Hay que agradecer dos cosas de este diccionario. La primera sería la brevedad, tanto del texto en su conjunto como de las entradas. Lo otro podría ser ese sentido de antídoto contra la pedantería (casi dogmática) del arte de estos días.
Este es un diccionario de anticonsulta que es necesario leer ya que servirá para que el lector trate de mirar el arte con ojos menos temerosos ante las palabrerías rimbombantes de los comisarios del arte, curadores y demás grey de ese gran negocio en el cual ha devenido el arte.
En la entrada “Ficha técnica” se puede leer: “Son muy importantes, es lo único que le informa al público que el extintor de incendios no forma parte de la exposición”.
En un fragmento de la entrada dedicada a Andy Warhol se lee:
La idea de hacer retratos en serigrafías no fue de Warhol sino de un amigo de él, Gerard Malanga, y las decisiones de color se tomaban en grupo. Cuando Warhol estaba en la realización de sus Red Self Portraits, el editor de Tape Recorder Magazine, Richard Ekstract, tomó los acetatos y le pidió permiso a Warhol para enviarlos a un taller de serigrafías y que los imprimiera, el proceso era más barato y más rápido que en la Factory. Warhol dio las instrucciones a los técnicos por teléfono, nunca fue al taller. El resultado más industrial le agradó y le permitió mantener las “manos fuera del trabajo” y acercarse a la idea de Duchamp del arte deshumanizado. Esto se convirtió en una costumbre en la producción del resto de sus serigrafías. Ya en los años ochenta contrató a un impresor que trabajaba con varios asistentes en el sótano del edificio de la Factory y vendía serigrafías por su lado, y Louis Walden —colaborador en la Factory— se jactó de hacer las mejores serigrafías de Warhol, y de hecho una de las series de Marilyn es de él.
En otra entrada leemos:
Arte conceptual o contemporáneo: las obras que se autollaman arte contemporáneo son conceptuales, porque en todas son las ideas y el discurso el único peso intelectual que poseen, y es el concepto lo que les da el sentido como arte. La acepción cronológica, al ser siempre inestable, es inexacta. Cualquier obra —desde el ready-made hasta las que tienen algún tipo de factura— que hace de las ideas su gran valor real es conceptual. Si una obra despojada de esas ideas pierde su sentido como arte, entonces no es arte.
En ese tono vitriólico y sin pretensiones escribe Avelina Lésper este diccionario para ir saldando cuentas con esas falsas premisas del arte en la actualidad, donde todo el mundo puede ser artista y obras de dudosa elaboración (muchos artistas no hacen sus obras y a veces sólo contratan a terceros para tal fin) se erigen como lo más encumbrado del arte contemporáneo.
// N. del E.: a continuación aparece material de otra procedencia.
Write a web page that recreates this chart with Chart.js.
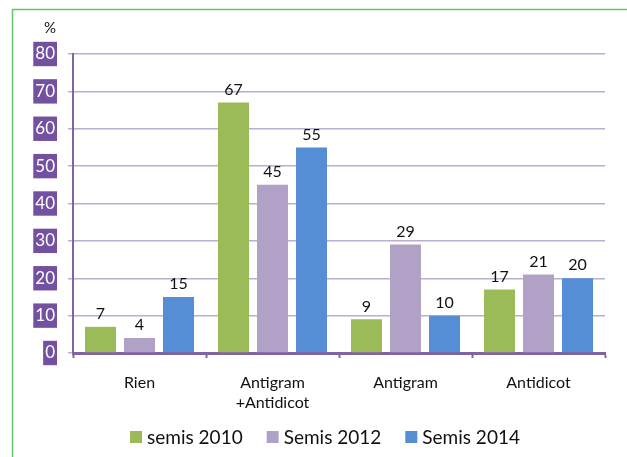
<!DOCTYPE html>
<html>
<head>
<meta charset="utf-8">
<script src="https://cdn.jsdelivr.net/npm/chart.js@4/dist/chart.umd.min.js"></script>
<style>
  body { margin: 0; background: #fff; }
  #box { position: relative; width: 627px; height: 457px; }
</style>
</head>
<body>
<div id="box"><canvas id="chart1"></canvas></div>
<script>
const categories = ["Rien", ["Antigram", "+Antidicot"], "Antigram", "Antidicot"];
const seriesNames = ["semis 2010", "Semis 2012", "Semis 2014"];
const semis2010 = [7, 67, 9, 17];
const semis2012 = [4, 45, 29, 21];
const semis2014 = [15, 55, 10, 20];
const yTicks = [0, 10, 20, 30, 40, 50, 60, 70, 80];
const colors = ["#9bbb59", "#b2a1c7", "#558ed5"];
const fontName = "Lato, 'DejaVu Sans', sans-serif";

// valeurs au-dessus des barres
const valueLabels = {
  id: "valueLabels",
  afterDatasetsDraw(chart) {
    const ctx = chart.ctx;
    ctx.save();
    ctx.font = "16px " + fontName;
    ctx.fillStyle = "#111";
    ctx.textAlign = "center";
    ctx.textBaseline = "bottom";
    chart.data.datasets.forEach(function (ds, i) {
      chart.getDatasetMeta(i).data.forEach(function (bar, j) {
        ctx.fillText(ds.data[j], bar.x, bar.y - 5);
      });
    });
    ctx.restore();
  }
};

// cadre vert, symbole %, legende
const extras = {
  id: "extras",
  afterDraw(chart) {
    const ctx = chart.ctx;
    ctx.save();
    ctx.strokeStyle = "#66c766";
    ctx.lineWidth = 1.5;
    ctx.beginPath();
    ctx.moveTo(12.5, 457);
    ctx.lineTo(12.5, 9.5);
    ctx.lineTo(627, 9.5);
    ctx.stroke();

    ctx.fillStyle = "#111";
    ctx.font = "15px " + fontName;
    ctx.textAlign = "center";
    ctx.textBaseline = "middle";
    ctx.fillText("%", 50, 28);

    ctx.font = "19px " + fontName;
    ctx.textAlign = "left";
    const widths = chart.data.datasets.map(function (ds) {
      return 12 + 5 + ctx.measureText(ds.label).width;
    });
    const total = widths.reduce(function (a, b) { return a + b; }, 0) + 24 * (widths.length - 1);
    let x = 325 - total / 2;
    const y = 437;
    chart.data.datasets.forEach(function (ds, i) {
      ctx.fillStyle = ds.backgroundColor;
      ctx.fillRect(x, y - 6, 12, 12);
      ctx.fillStyle = "#111";
      ctx.fillText(ds.label, x + 17, y + 1);
      x += widths[i] + 24;
    });
    ctx.restore();
  }
};

new Chart("chart1", {
  type: "bar",
  data: {
    labels: categories,
    datasets: [
      { label: seriesNames[0], data: semis2010, backgroundColor: colors[0] },
      { label: seriesNames[1], data: semis2012, backgroundColor: colors[1] },
      { label: seriesNames[2], data: semis2014, backgroundColor: colors[2] }
    ]
  },
  options: {
    responsive: true,
    maintainAspectRatio: false,
    animation: false,
    datasets: {
      bar: { barPercentage: 0.795, categoryPercentage: 0.88 }
    },
    layout: { padding: { left: 0, top: 54, right: 22, bottom: 0 } },
    plugins: {
      legend: { display: false },
      tooltip: { enabled: false }
    },
    scales: {
      x: {
        grid: {
          offset: true,
          drawOnChartArea: false,
          drawTicks: true,
          tickLength: 5,
          tickColor: "#8064a2",
          tickWidth: 2
        },
        border: { color: "#8064a2", width: 3 },
        ticks: {
          color: "#111",
          padding: 15,
          font: { family: fontName, size: 16, lineHeight: 1.25 },
          maxRotation: 0
        },
        afterFit(scale) { scale.height = 104; }
      },
      y: {
        min: 0,
        max: 80,
        afterBuildTicks(scale) {
          scale.ticks = yTicks.map(function (v) { return { value: v }; });
        },
        grid: {
          color: "#bcaed3",
          lineWidth: 1.5,
          tickLength: 5,
          tickColor: "#bcaed3"
        },
        border: { color: "#8064a2", width: 2 },
        ticks: {
          color: "#fff",
          padding: 13,
          font: { family: fontName, size: 17 },
          showLabelBackdrop: true,
          backdropColor: "#7451a0",
          backdropPadding: { x: 2, y: 2 }
        },
        afterFit(scale) { scale.width = 73; }
      }
    }
  },
  plugins: [valueLabels, extras]
});
</script>
</body>
</html>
Esto del arte y los artistas siempre es complejo. Una muerte que me impresionó fue la de Mark Rothko. Sus grandes telas abstractas de color reflejaban una preocupación, una desazón que de algún modo lo carcomía por dentro, y en una oportunidad declaró: “Sin monstruos y sin dioses, el arte no puede representar nuestro drama; los momentos más profundos del arte expresan esta frustración”. A Rothko le habían ofrecido la suma de treinta y cinco mil dólares por unos murales en un lujoso restaurante en Park Avenue. El pintor aceptó dicho encargo (según sus propias palabras) “con la esperanza de pintar algo que le estropeara el apetito a todo hijo de puta que comiera en la sala. El mejor cumplido sería que el restaurante se negara a colgar los murales, pero no lo harán”. Al final rechazó el encargo, pero de todos modos pintó las inmensas telas que conformarían dicho mural. Se suicidó el 25 de febrero de 1970. Su cadáver fue localizado en el baño de su estudio situado en la calle 69 Este. La autopsia reveló que el artista murió de una sobredosis de barbitúricos al tiempo de cortarse las arterias braquiales con una hoja de afeitar. Rothko había dicho: “Con mis pinturas busco expresar el secreto pero inmediato acceso al terror salvaje, al sufrimiento, a los caminos cegados y a las aspiraciones muertas que yacen en el abismo de la existencia humana”.
Rothko “creía” que sus grandes telas de color expresaban sus preocupaciones existenciales. Cada artista, hasta el más mediocre, puede creer lo que sea con respecto a su trabajo, y quizá Avelina busca develar en el arte actual esa preocupación de Rothko, busca encontrar esa frustración y ese secreto entremezclado que toda obra de arte significativa ofrece al espectador. Es una lástima que Avelina no haya escrito la entrada de la palabra suicidio.